- [Task goal]: Strip the pictures and reproduce the rest of the listing exactly.

***** Data section

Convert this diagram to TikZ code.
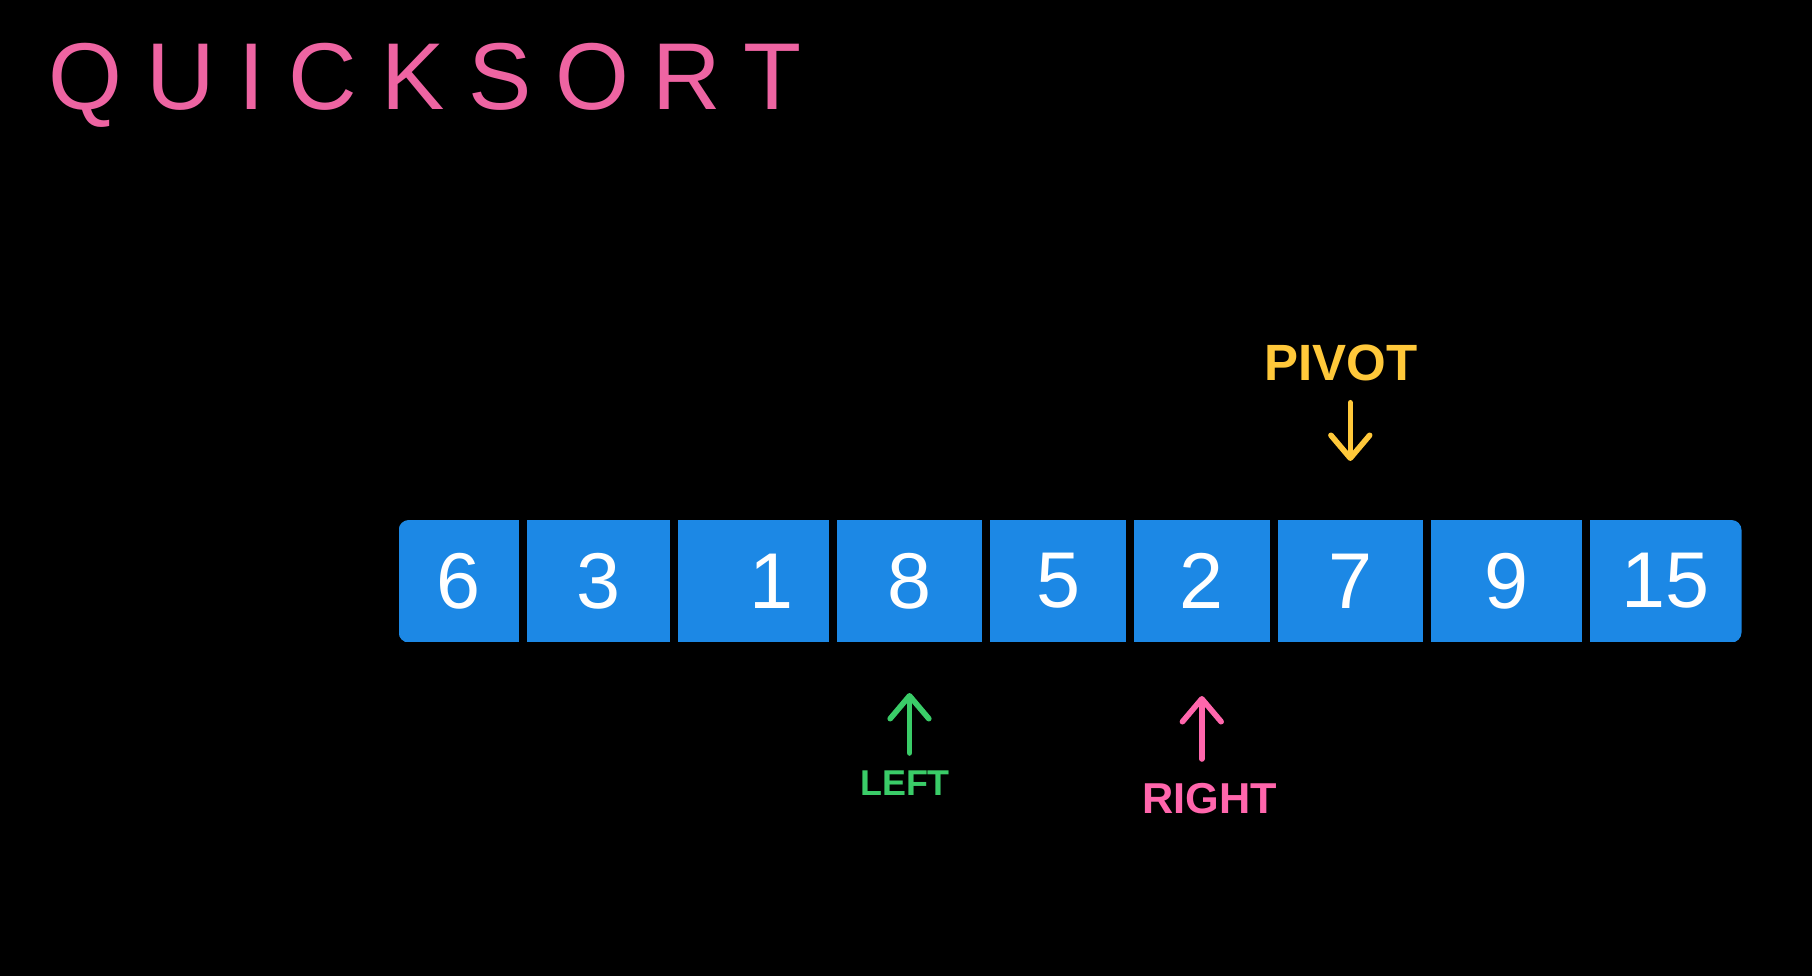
\documentclass[tikz,border=0pt]{standalone}
\usepackage{fontspec}
\setmainfont{Liberation Sans}
\usepackage{xcolor}
\usepackage{tikz}
\usetikzlibrary{arrows.meta}
\usetikzlibrary{positioning}

\definecolor{cellblue}{RGB}{28,136,229}
\definecolor{titlepink}{RGB}{238,100,162}
\definecolor{rightpink}{RGB}{255,102,172}
\definecolor{leftgreen}{RGB}{58,204,104}
\definecolor{pivotyellow}{RGB}{255,200,58}

\tikzset{
    cell/.style={fill=cellblue, draw=none, minimum height=1.225cm, inner sep=0pt,
        text=white, font=\fontsize{22.5}{27}\selectfont},
    marker/.style={inner sep=0pt, font=\bfseries},
    pointer/.style={line width=1.6pt, line cap=round,
        -{Straight Barb[length=6.5pt, width=11pt, round]}}
}

\begin{document}
\begin{tikzpicture}[x=0.01cm, y=-0.01cm]
            \fill[black] (0,0) rectangle (1812,976);
            \useasboundingbox (0,0) rectangle (1812,976);
            \node[anchor=base west, text=titlepink, inner sep=0pt,
                font=\fontsize{27}{32}\selectfont\addfontfeature{LetterSpace=25}]
                (title) at (48,110) {QUICKSORT};
            \begin{scope}
                \clip[rounded corners=0.1cm] (398.7,520) rectangle (1741.5,642.5);
                \node[cell, minimum width=1.202cm] (b1) at (458.8,581) {6};
                \node[cell, minimum width=1.432cm] (b2) at (598.6,581) {3};
                \node[cell, minimum width=1.503cm] (b3) at (753.5,581) {\hspace{0.36cm}1};
                \node[cell, minimum width=1.456cm] (b4) at (909.5,581) {8};
                \node[cell, minimum width=1.352cm] (b5) at (1058,581) {5};
                \node[cell, minimum width=1.364cm] (b6) at (1201.8,581) {2};
                \node[cell, minimum width=1.445cm] (b7) at (1350.3,581) {7};
                \node[cell, minimum width=1.514cm] (b8) at (1506.3,581) {9};
                \node[cell, minimum width=1.515cm] (b9) at (1665.8,581) {15};
            \end{scope}
            \node[marker, text=pivotyellow, font=\fontsize{14.5}{17}\selectfont\bfseries]
                (pivot) at (1341,363) {PIVOT};
            \node[marker, text=leftgreen, font=\fontsize{10.2}{12}\selectfont\bfseries]
                (leftlbl) at (905,783) {LEFT};
            \node[marker, text=rightpink, font=\fontsize{12.3}{15}\selectfont\bfseries]
                (rightlbl) at (1210,799) {RIGHT};
            \draw[pointer, pivotyellow, shorten <=0.21cm, shorten >=0.58cm]
                (b7.north |- pivot.south) -- (b7.north);
            \draw[pointer, leftgreen, shorten <=0.17cm, shorten >=0.5cm]
                (b4.south |- leftlbl.north) -- (b4.south);
            \draw[pointer, rightpink, shorten <=0.24cm, shorten >=0.53cm]
                (b6.south |- rightlbl.north) -- (b6.south);
        \end{tikzpicture}
\end{document}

**********

- [Answer below]:
Convert this diagram to TikZ code.
\documentclass[tikz,border=0pt]{standalone}
\usepackage{fontspec}
\setmainfont{Liberation Sans}
\usepackage{xcolor}
\usepackage{tikz}
\usetikzlibrary{arrows.meta}
\usetikzlibrary{positioning}

\definecolor{cellblue}{RGB}{28,136,229}
\definecolor{titlepink}{RGB}{238,100,162}
\definecolor{rightpink}{RGB}{255,102,172}
\definecolor{leftgreen}{RGB}{58,204,104}
\definecolor{pivotyellow}{RGB}{255,200,58}

\tikzset{
    cell/.style={fill=cellblue, draw=none, minimum height=1.225cm, inner sep=0pt,
        text=white, font=\fontsize{22.5}{27}\selectfont},
    marker/.style={inner sep=0pt, font=\bfseries},
    pointer/.style={line width=1.6pt, line cap=round,
        -{Straight Barb[length=6.5pt, width=11pt, round]}}
}

\begin{document}
\begin{tikzpicture}[x=0.01cm, y=-0.01cm]
            \fill[black] (0,0) rectangle (1812,976);
            \useasboundingbox (0,0) rectangle (1812,976);
            \node[anchor=base west, text=titlepink, inner sep=0pt,
                font=\fontsize{27}{32}\selectfont\addfontfeature{LetterSpace=25}]
                (title) at (48,110) {QUICKSORT};
            \begin{scope}
                \clip[rounded corners=0.1cm] (398.7,520) rectangle (1741.5,642.5);
                \node[cell, minimum width=1.202cm] (b1) at (458.8,581) {6};
                \node[cell, minimum width=1.432cm] (b2) at (598.6,581) {3};
                \node[cell, minimum width=1.503cm] (b3) at (753.5,581) {\hspace{0.36cm}1};
                \node[cell, minimum width=1.456cm] (b4) at (909.5,581) {8};
                \node[cell, minimum width=1.352cm] (b5) at (1058,581) {5};
                \node[cell, minimum width=1.364cm] (b6) at (1201.8,581) {2};
                \node[cell, minimum width=1.445cm] (b7) at (1350.3,581) {7};
                \node[cell, minimum width=1.514cm] (b8) at (1506.3,581) {9};
                \node[cell, minimum width=1.515cm] (b9) at (1665.8,581) {15};
            \end{scope}
            \node[marker, text=pivotyellow, font=\fontsize{14.5}{17}\selectfont\bfseries]
                (pivot) at (1341,363) {PIVOT};
            \node[marker, text=leftgreen, font=\fontsize{10.2}{12}\selectfont\bfseries]
                (leftlbl) at (905,783) {LEFT};
            \node[marker, text=rightpink, font=\fontsize{12.3}{15}\selectfont\bfseries]
                (rightlbl) at (1210,799) {RIGHT};
            \draw[pointer, pivotyellow, shorten <=0.21cm, shorten >=0.58cm]
                (b7.north |- pivot.south) -- (b7.north);
            \draw[pointer, leftgreen, shorten <=0.17cm, shorten >=0.5cm]
                (b4.south |- leftlbl.north) -- (b4.south);
            \draw[pointer, rightpink, shorten <=0.24cm, shorten >=0.53cm]
                (b6.south |- rightlbl.north) -- (b6.south);
        \end{tikzpicture}
\end{document}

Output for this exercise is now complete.